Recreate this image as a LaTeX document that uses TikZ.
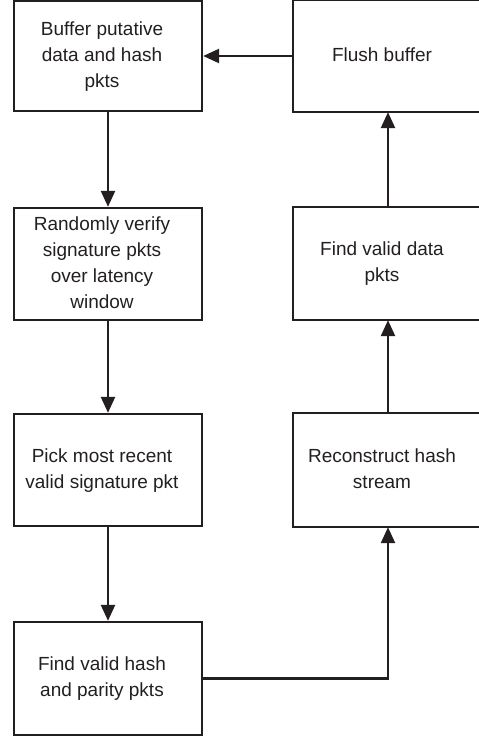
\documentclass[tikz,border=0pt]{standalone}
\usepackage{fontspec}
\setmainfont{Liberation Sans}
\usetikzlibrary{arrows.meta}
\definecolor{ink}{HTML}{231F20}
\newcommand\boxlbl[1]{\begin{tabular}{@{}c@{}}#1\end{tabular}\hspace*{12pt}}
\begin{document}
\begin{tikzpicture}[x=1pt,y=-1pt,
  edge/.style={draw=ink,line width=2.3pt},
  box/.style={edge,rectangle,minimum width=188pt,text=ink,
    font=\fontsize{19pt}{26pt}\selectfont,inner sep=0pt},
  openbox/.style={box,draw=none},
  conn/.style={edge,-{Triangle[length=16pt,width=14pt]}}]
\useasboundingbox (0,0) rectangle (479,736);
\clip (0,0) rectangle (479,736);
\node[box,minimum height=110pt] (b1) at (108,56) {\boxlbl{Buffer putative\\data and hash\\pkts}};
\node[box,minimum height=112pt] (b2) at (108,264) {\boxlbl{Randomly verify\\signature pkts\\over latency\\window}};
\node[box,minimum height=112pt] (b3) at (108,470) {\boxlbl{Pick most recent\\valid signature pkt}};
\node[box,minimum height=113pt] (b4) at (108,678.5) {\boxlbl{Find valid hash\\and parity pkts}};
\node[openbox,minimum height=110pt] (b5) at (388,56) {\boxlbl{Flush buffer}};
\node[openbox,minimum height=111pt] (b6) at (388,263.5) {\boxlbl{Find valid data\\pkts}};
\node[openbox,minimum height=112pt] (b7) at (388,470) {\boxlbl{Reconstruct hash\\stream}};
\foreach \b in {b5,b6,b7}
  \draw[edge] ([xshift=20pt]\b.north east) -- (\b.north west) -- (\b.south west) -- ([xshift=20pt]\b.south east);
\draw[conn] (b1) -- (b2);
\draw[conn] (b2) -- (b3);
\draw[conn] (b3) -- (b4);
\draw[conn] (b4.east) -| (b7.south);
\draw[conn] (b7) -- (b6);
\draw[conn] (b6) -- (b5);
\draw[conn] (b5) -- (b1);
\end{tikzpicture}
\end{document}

§ **YOUR OBJECTIVE**
Transcribe all the lines above exactly, apart from the pictures.

§ **RESPONSE TO THIS EXERCISE**
Recreate this image as a LaTeX document that uses TikZ.
\documentclass[tikz,border=0pt]{standalone}
\usepackage{fontspec}
\setmainfont{Liberation Sans}
\usetikzlibrary{arrows.meta}
\definecolor{ink}{HTML}{231F20}
\newcommand\boxlbl[1]{\begin{tabular}{@{}c@{}}#1\end{tabular}\hspace*{12pt}}
\begin{document}
\begin{tikzpicture}[x=1pt,y=-1pt,
  edge/.style={draw=ink,line width=2.3pt},
  box/.style={edge,rectangle,minimum width=188pt,text=ink,
    font=\fontsize{19pt}{26pt}\selectfont,inner sep=0pt},
  openbox/.style={box,draw=none},
  conn/.style={edge,-{Triangle[length=16pt,width=14pt]}}]
\useasboundingbox (0,0) rectangle (479,736);
\clip (0,0) rectangle (479,736);
\node[box,minimum height=110pt] (b1) at (108,56) {\boxlbl{Buffer putative\\data and hash\\pkts}};
\node[box,minimum height=112pt] (b2) at (108,264) {\boxlbl{Randomly verify\\signature pkts\\over latency\\window}};
\node[box,minimum height=112pt] (b3) at (108,470) {\boxlbl{Pick most recent\\valid signature pkt}};
\node[box,minimum height=113pt] (b4) at (108,678.5) {\boxlbl{Find valid hash\\and parity pkts}};
\node[openbox,minimum height=110pt] (b5) at (388,56) {\boxlbl{Flush buffer}};
\node[openbox,minimum height=111pt] (b6) at (388,263.5) {\boxlbl{Find valid data\\pkts}};
\node[openbox,minimum height=112pt] (b7) at (388,470) {\boxlbl{Reconstruct hash\\stream}};
\foreach \b in {b5,b6,b7}
  \draw[edge] ([xshift=20pt]\b.north east) -- (\b.north west) -- (\b.south west) -- ([xshift=20pt]\b.south east);
\draw[conn] (b1) -- (b2);
\draw[conn] (b2) -- (b3);
\draw[conn] (b3) -- (b4);
\draw[conn] (b4.east) -| (b7.south);
\draw[conn] (b7) -- (b6);
\draw[conn] (b6) -- (b5);
\draw[conn] (b5) -- (b1);
\end{tikzpicture}
\end{document}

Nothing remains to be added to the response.